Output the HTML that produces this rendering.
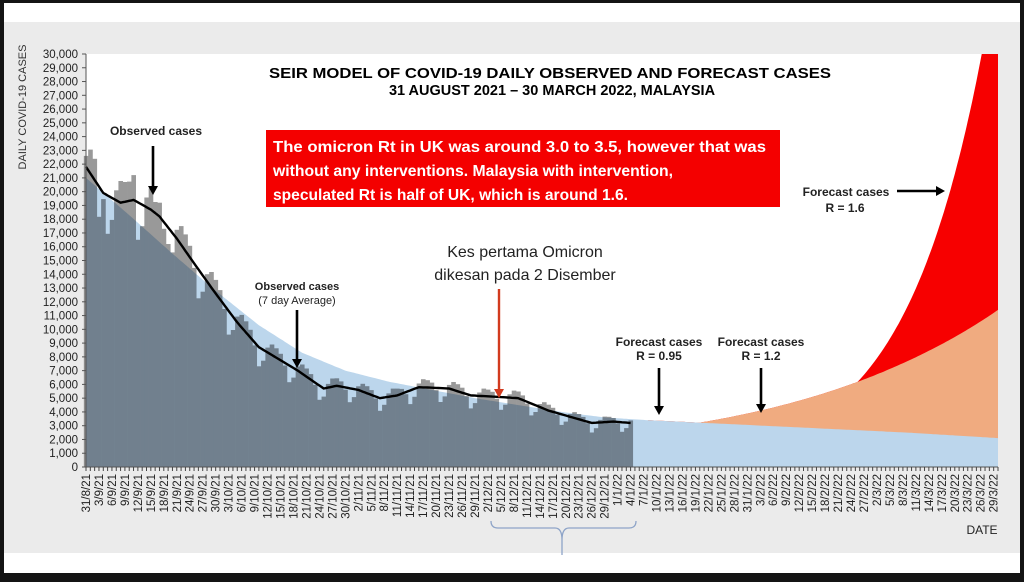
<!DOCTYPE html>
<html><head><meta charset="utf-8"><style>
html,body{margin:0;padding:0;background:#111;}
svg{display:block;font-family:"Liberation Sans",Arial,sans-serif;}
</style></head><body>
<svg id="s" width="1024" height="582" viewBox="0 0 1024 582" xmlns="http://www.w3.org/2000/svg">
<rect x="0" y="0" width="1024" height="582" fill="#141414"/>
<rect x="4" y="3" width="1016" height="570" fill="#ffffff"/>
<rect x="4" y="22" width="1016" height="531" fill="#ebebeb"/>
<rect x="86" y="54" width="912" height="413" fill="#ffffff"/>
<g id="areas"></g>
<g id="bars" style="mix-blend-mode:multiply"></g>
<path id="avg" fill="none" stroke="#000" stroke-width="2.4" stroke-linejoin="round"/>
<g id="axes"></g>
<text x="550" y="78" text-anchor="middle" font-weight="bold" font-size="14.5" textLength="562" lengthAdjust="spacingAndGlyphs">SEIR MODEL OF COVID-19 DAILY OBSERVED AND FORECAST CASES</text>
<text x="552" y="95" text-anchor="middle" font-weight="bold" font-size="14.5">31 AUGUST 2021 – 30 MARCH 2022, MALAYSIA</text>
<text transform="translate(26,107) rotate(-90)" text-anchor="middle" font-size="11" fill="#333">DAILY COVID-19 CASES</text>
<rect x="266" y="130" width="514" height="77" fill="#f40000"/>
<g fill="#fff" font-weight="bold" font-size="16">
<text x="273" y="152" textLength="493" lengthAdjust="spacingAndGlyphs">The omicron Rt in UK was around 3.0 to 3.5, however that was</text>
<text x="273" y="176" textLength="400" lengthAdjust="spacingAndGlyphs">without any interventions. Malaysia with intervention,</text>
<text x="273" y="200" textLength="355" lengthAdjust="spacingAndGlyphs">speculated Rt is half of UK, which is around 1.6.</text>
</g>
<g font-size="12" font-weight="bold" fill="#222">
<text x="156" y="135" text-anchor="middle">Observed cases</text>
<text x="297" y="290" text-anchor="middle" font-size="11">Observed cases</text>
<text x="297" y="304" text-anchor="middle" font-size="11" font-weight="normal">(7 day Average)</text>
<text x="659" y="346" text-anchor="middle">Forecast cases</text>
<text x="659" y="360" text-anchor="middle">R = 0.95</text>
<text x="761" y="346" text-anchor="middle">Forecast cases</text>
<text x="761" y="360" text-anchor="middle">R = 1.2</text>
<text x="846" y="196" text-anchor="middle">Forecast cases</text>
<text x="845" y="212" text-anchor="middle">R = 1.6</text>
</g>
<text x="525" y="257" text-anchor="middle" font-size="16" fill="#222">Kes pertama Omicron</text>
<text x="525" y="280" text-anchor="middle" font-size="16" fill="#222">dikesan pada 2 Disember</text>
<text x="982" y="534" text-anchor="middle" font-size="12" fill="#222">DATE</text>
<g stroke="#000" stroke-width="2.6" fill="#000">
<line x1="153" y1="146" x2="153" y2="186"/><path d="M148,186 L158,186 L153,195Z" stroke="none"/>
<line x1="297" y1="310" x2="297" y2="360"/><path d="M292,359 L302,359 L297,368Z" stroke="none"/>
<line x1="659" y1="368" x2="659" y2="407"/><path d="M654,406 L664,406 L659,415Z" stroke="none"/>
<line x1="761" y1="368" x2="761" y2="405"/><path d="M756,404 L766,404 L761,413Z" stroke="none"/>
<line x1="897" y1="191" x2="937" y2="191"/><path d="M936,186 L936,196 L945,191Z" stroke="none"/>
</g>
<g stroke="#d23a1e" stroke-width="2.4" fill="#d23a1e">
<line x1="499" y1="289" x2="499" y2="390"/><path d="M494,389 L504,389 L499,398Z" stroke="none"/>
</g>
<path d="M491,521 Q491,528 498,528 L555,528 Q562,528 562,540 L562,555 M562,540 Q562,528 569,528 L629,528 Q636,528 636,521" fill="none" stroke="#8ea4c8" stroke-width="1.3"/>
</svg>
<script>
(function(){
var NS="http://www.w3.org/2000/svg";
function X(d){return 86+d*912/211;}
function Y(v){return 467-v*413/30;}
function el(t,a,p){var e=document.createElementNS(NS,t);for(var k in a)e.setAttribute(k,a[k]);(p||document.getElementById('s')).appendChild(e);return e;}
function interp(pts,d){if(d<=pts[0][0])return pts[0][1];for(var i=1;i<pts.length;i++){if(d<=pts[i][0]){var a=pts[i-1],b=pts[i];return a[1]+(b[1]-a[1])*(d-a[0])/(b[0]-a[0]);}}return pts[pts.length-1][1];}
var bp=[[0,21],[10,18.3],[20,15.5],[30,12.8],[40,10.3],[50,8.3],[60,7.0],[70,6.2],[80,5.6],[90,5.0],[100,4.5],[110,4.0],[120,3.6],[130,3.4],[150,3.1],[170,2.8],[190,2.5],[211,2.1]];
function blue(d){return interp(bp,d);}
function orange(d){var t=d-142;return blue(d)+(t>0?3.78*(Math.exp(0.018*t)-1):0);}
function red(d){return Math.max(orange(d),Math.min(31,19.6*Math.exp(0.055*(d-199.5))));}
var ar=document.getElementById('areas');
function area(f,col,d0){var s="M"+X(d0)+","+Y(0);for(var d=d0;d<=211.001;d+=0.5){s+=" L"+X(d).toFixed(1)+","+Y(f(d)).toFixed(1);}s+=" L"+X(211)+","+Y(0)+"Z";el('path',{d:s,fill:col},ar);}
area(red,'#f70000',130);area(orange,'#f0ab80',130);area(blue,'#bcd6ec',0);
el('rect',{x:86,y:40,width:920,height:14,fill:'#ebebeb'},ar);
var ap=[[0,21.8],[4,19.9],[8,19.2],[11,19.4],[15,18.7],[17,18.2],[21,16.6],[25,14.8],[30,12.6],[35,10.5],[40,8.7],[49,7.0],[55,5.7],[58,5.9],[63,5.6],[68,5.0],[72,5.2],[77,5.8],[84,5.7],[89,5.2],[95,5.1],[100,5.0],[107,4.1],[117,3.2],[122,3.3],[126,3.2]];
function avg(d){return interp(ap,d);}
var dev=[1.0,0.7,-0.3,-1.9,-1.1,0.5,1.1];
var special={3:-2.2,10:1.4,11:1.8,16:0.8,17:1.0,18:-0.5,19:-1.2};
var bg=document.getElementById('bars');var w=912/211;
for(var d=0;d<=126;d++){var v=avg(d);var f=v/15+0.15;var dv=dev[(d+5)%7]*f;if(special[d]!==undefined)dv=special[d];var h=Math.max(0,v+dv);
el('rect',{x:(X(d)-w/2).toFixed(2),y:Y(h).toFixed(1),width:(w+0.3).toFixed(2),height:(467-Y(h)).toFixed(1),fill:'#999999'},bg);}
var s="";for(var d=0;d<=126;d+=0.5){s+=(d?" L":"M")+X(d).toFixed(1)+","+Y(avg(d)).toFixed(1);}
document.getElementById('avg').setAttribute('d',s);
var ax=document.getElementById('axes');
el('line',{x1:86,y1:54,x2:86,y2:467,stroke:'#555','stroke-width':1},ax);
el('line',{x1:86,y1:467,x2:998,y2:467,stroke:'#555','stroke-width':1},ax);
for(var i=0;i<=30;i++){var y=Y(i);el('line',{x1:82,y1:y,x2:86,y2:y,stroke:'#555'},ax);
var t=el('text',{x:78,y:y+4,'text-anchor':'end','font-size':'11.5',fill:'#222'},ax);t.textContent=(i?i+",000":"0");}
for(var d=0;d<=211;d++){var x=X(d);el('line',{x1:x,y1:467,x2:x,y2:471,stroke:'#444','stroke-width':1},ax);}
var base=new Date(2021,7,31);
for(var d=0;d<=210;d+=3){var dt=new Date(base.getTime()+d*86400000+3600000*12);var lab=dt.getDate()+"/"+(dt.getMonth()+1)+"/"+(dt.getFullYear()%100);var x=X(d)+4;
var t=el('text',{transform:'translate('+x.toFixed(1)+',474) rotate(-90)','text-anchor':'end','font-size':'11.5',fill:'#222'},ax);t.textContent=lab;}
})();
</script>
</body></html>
----
* _Task instructions_:
In the listing, how many lines hold "that"? Answer with a bare number.

* _Solution for this task_:
2